Der Privatmann Lex Barker ist genauso interessant wie sein Werk – ein Lebemann mit intellektuellen Ambitionen und Ehrgeiz, der nie recht zufrieden war mit seiner Laufbahn, die ihm Ruhm und Erfolg „nur“ in Europa brachte. Fünf Ehen sind eine stolze Zahl für einen Mann, der kaum älter als 50 Jahre wurde. Was genau Barker umtrieb, können auch Boller & Böhme nur ansatzweise herausarbeiten. Dabei haben sie sich ungewöhnlich (und vorbildlich) viel Mühe gegeben und akribisch bisher selten oder nie angezapfte Quellen erschlossen. Barkers Familie/n, Freunde und Kollegen haben sie befragt und viel in Erfahrung gebracht, nach dem vermutlich noch niemals gefragt wurde, denn wie gesagt: Wer war Lex Barker, was gilt er heute?

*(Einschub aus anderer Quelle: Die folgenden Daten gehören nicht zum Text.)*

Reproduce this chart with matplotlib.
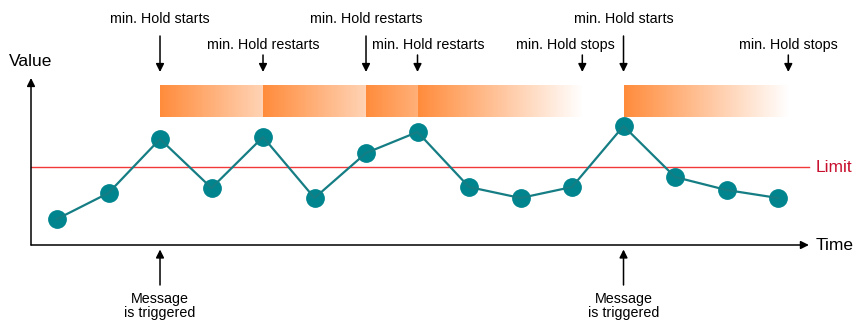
import numpy as np
import matplotlib
matplotlib.use("Agg")
import matplotlib.pyplot as plt

plt.rcParams['font.family'] = ['Liberation Sans', 'DejaVu Sans']

# ---- data ----
times = list(range(1, 16))
values = [2.6, 5.2, 10.6, 5.7, 10.8, 4.7, 9.2, 11.3, 5.8, 4.7, 5.8, 11.9, 6.8, 5.5, 4.7]
limit = 7.8
hold_duration = 3.2
# hold segments: (start, end)
hold_segments = [(3, 5), (5, 7), (7, 8), (8, 8 + hold_duration), (12, 12 + hold_duration)]
# top annotations
event_times = [3, 5, 7, 8, 8 + hold_duration, 12, 12 + hold_duration]
event_labels = ["min. Hold starts", "min. Hold restarts", "min. Hold restarts",
                "min. Hold restarts", "min. Hold stops", "min. Hold starts",
                "min. Hold stops"]
trigger_times = [3, 12]
trigger_label = "Message\nis triggered"

# ---- layout (not data) ----
event_rows = [0, 1, 0, 1, 1, 0, 1]                      # 0 = upper row, 1 = lower row
event_label_shift = [0, 0, 0, 0.2, -0.33, 0, 0]        # horizontal label nudge

fig = plt.figure(figsize=(8.6, 3.23), dpi=100)
ax = fig.add_axes([0, 0, 1, 1])

x0 = 0.495      # axis origin in time units
x_end = 15.6    # x-axis arrow tip
y_top = 16.7    # y-axis arrow tip

arrow_kw = dict(arrowstyle='-|>', color='black', lw=1.1, mutation_scale=12,
                shrinkA=0, shrinkB=0)

# axes arrows
ax.annotate('', xy=(x_end, 0), xytext=(x0, 0), arrowprops=arrow_kw)
ax.annotate('', xy=(x0, y_top), xytext=(x0, 0), arrowprops=arrow_kw)
ax.text(x0, 18.3, "Value", ha='center', va='center', fontsize=12.5)
ax.text(15.74, 0, "Time", ha='left', va='center', fontsize=12.5)

# limit line
ax.plot([x0, x_end], [limit, limit], color='#F2393A', lw=1.0, zorder=2)
ax.text(15.74, limit, "Limit", ha='left', va='center', fontsize=12.5, color='#C8102E')

# hold bars with gradient
orange = np.array([255, 140, 60]) / 255.0
white = np.array([1.0, 1.0, 1.0])
bar_bottom, bar_top = 12.8, 16.0
for s, e in hold_segments:
    n = 200
    tt = np.linspace(s, e, n)
    f = np.clip((tt - s) / hold_duration, 0, 1)
    cols = orange[None, :] * (1 - f[:, None]) + white[None, :] * f[:, None]
    img = cols[None, :, :]
    ax.imshow(img, extent=(s, e, bar_bottom, bar_top), aspect='auto',
              interpolation='bilinear', zorder=1)

# series
ax.plot(times, values, color='#00858F', lw=0, marker='o', markersize=12.5, zorder=3)
ax.plot(times, values, color='#157D84', lw=1.6, zorder=4)

# top annotations
for t, label, row, dx in zip(event_times, event_labels, event_rows, event_label_shift):
    if row == 0:
        ty, ay = 22.6, 20.9
    else:
        ty, ay = 20.0, 19.0
    ax.text(t + dx, ty, label, ha='center', va='center', fontsize=10.3)
    ax.annotate('', xy=(t, 17.3), xytext=(t, ay), arrowprops=arrow_kw)

# bottom annotations
for t in trigger_times:
    ax.annotate('', xy=(t, -0.45), xytext=(t, -4.0), arrowprops=arrow_kw)
    ax.text(t, -6.1, trigger_label, ha='center', va='center', fontsize=10.3,
            linespacing=1.05)

ax.set_xlim(-0.107, 16.592)
ax.set_ylim(-7.8, 24.5)
ax.axis('off')

fig.savefig("out.png", dpi=100)
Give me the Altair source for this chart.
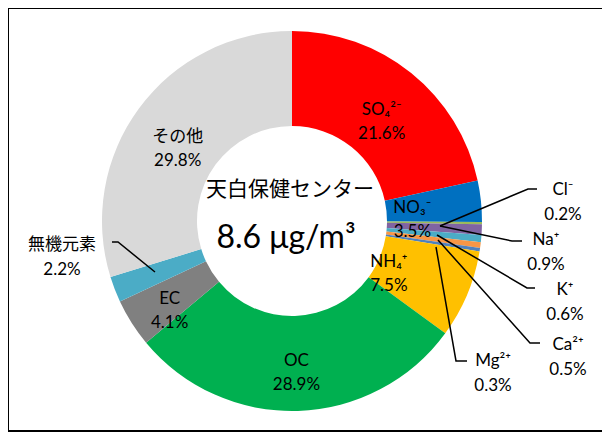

Dass dies einst ganz anders war, verdeutlichen die zahllosen Zitate aus der zeitgenössischen Presse. Für die war Lex Barker ein gefundenes Fressen und in seiner großen Zeit immer für eine Schlagzeile gut. Auch aus diesem Fundus schöpfen die Autoren, was ein etwas düsteres Licht auf ihr Werk wirft: Wer mag Barker-„Infos“ Glauben schenken, die aus Dumpfpostillen à la „Bravo“ stammen? Vertreter der „Yellow Press“ tauchen jedoch im Anmerkungsapparat in erschreckender Häufigkeit auf.

Insgesamt überwiegt bei weitem das Bild einer umfassend recherchierten Biografie, deren Umfang durch Quantität und Qualität des vorliegenden Materials bestimmt wurde. 550 Seiten: Die wäre Lex Barker vermutlich keinem der großen, auf den raschen Bestseller-Durchlauf geeichten Verlage Wert gewesen. Der Berliner |Schwarzkopf & Schwarzkopf|-Verlag, der in seinem fabelhaften Filmbuch-Programm auch die dunklen Winkel der Kinowelt ausleuchtet, hat diese freie Nische glanzvoll besetzt. Das daraus resultierende Werk hat buchstäblich seinen Preis. Den Filmfreund sollte das nicht abschrecken: Man erhält einen entsprechenden Gegenwert, wobei die außergewöhnlichen Fotos – etwa 400 s/w-Bilder, dazu eine 24-seitige Strecke mit Farbfotos – eine weitere Erwähnung verdienen.